Fadhli told StarBiz after a recent Palm Oil Refiners' Association of Malaysia (Poram) annual forum that the CPO export duty cut was not purposely aimed at Malaysia.

"This is part of the Indonesian government's strategic transformation for its palm oil sector, given Indonesia's position as the world's largest CPO producer at about 23 million tonnes annually," he explained.

As Indonesia continues to produce more CPO, Fadhli said there was a need to create more players domestically to absorb the high CPO production via building up more downstream industry.

He admitted that there was also strong contention among the Indonesian upstream players on the CPO export duty cut.

"Many say that the Indonesian government is going to promote the value-added downstream industry at the expense of the plantation industry," Fadhli added.

The lower export duty will mean that the Indonesian upstream plantation players would have to subsidise the downstream sector to expand further.

Industry observers said the Indonesia CPO export duty cut was not aimed at Malaysia alone but a more calculated move to make Indonesian refined palm oil more competitive against European refiners.

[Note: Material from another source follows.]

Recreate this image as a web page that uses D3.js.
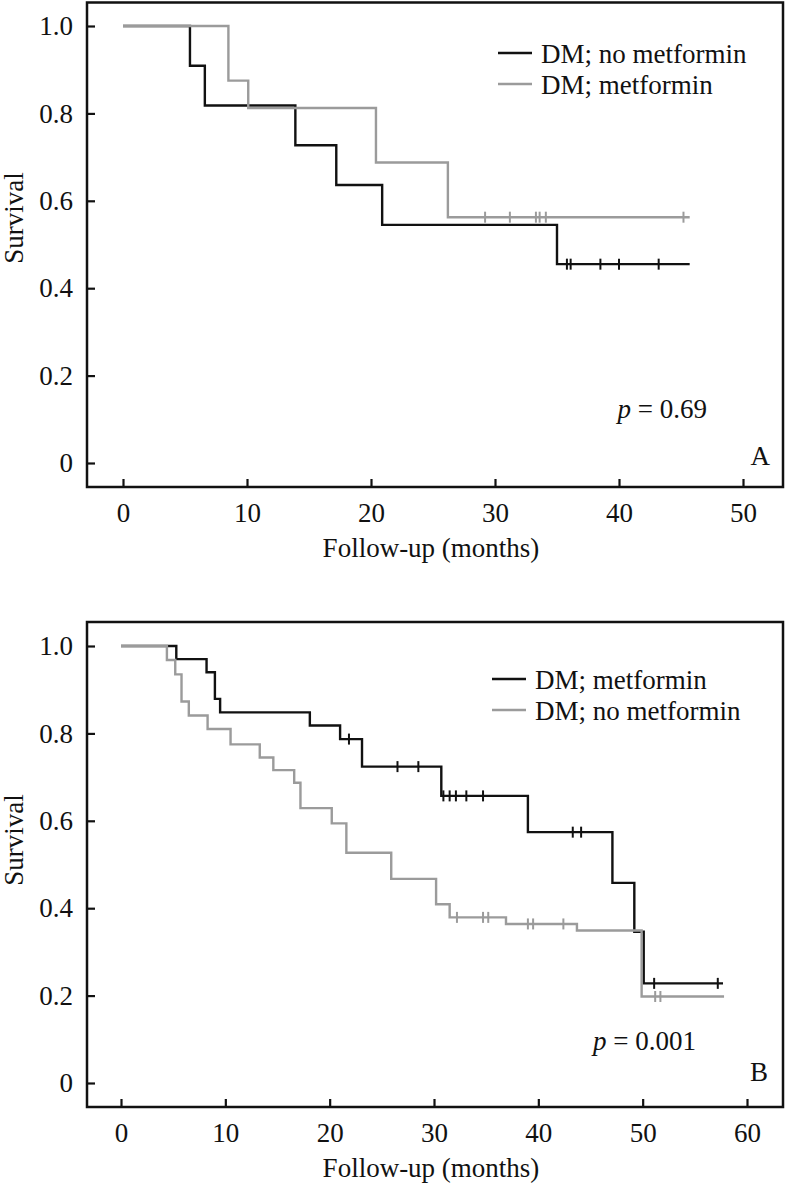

Poram chief executive officer Mohamad Jaaffar Ahmad, meanwhile, said: "Even without the lower export duty, the Malaysian industry has been paying an average of RM300 more compared with Indonesian refiners in getting their CPO supply this year.

"When this CPO is converted into refined palm products and exported, Malaysia is already at a disadvantage of RM30 to RM40 per tonne."

With the new Indonesian export duty, the discounted margin of Indonesian refined palm oil will be much wider than Malaysia's.

On average, the expected operating profit margins for the refineries should be 5% in order to be competitive against the Indonesians.

The more than halving of Indonesia's export duty since last month will make the situation more critical and almost render Malaysian refined palm products uncompetitive against Indonesian products.

According to Malaysian Palm Oil Board (MPOB) statistics, Malaysia has lost out on sales to the tune of 261,809 tonnes worth RM1.19bil of palm oil finished products between 2008 and 2010.

This is mainly because of cheaper raw materials and lower export duty imposed by the Indonesian government for that market sector.

Malaysian and Indonesian palm oil refined products are exported to the same major markets like China, India, the European Union (EU) and Pakistan.

"It is expected that with this price advantage (lower CPO export duty), Indonesian palm oil will find a much bigger market share especially in price-sensitive countries like India, Pakistan and China."

MPOB said as at end-2010, there were a total of 51 palm oil refineries in operation with a total annual refining capacity of 22.89 million tonnes.

Jaaffar said: "As long as the Malaysian Government maintains the policy of imposing export duty for CPO, we do not foresee there will be any shutdown in capacity in the short term.

"However, the refinery will be under tremendous pressure to process CPO if our refined palm oil products are not competitive against cheaper refined Indonesian palm oil products."

Poram said that with the new export duty structure, there would be less CPO available for export from Indonesia.

"This will put some pressure on the supply of CPO for our local refiners."

He said Malaysian refiners would continue to process CPO if there was demand for refined palm oil.

However, in the longer term, if Malaysia is not able to offer competitive refined palm oil products prices on the international market, there will be a large build-up of CPO stocks.

"We may need to offload them to Indonesia or the EU. Malaysia then will once again become the number one exporter of CPO. There goes our dream to become the hub for palm oil processing in the world," he added.